Dr. Rae’s statement received support from her seniors who agreed that sustainability in academia was something that drastically needed addressing. She published the statement, alongside other environmental issues she was tackling, including the carbon footprint of scientific equipment, MRI scans and uploading data to public repositories. As of today, Dr. Rae says, “I’m not saying I’ll never fly again. But I honestly don’t think I could get on a plane right now, knowing what I know about the carbon impact from air travel.”
 
But how was Dr. Rae able to eliminate flying?

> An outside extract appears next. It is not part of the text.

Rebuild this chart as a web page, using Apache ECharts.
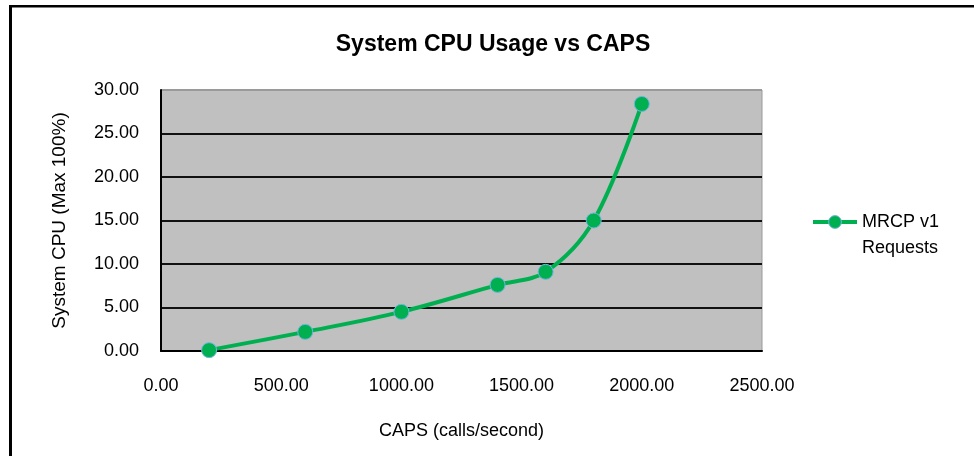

First and foremost, she chooses to attend conferences and meetings within the UK and Europe, which enables her to travel by train over plane. Since 2014, she has prioritised international conference attendance for the years the location is in Europe, and in between those years, focused her attendance on UK-based meetings, which means she networks with local colleagues more.
 
Alongside determination and lots of courage to stay true to her convictions and environmentalism, Dr. Rae discussed various material circumstances that helped her eliminate flying. For example, becoming a lecturer and signing a permanent contract afforded Dr. Rae the security to publically commit to not flying, something she felt was not as possible during her PhD and post-doctoral work.  
 
Also, Dr. Rae, who is British, works in the United Kingdom and has family living in the country. She acknowledges the difficulties her colleagues and others may face if their professional and personal lives are more geographically fragmented.
 
Lastly, Dr. Rae’s discipline, neuroscience, involves looking at data from MRI scans- enabling her to conduct research locally, rather than through field trips abroad. Additionally, institutions in the United Kingdom are leaders in the field, meaning she is nearby to top researchers and does not feel a pressing need to travel internationally to collaborate.


 
Dr. Rae is a tremendous force in the movement to fly less through her decision to publically commit to not flying and through sharing knowledge about the impacts of air travel and how we can reduce and eliminate air travel in the sector.  As we move forward, Dr. Rae hopes to see reduced air travel facilitated in grants (with increased travel budgets to support train travel within Europe over cheap flights), frequent flyer levies applied by each university when academics book travel, and better knowledge sharing about the impacts of air travel and ways to reduce it.
 
Dr. Rae would also like to see the sector present a strong position statement to the government and aviation industry about the impacts of air travel on climate change to spur proper structural change.
 
Thank you Dr. Charlotte Rae for sharing your journey to confronting air travel as an academic.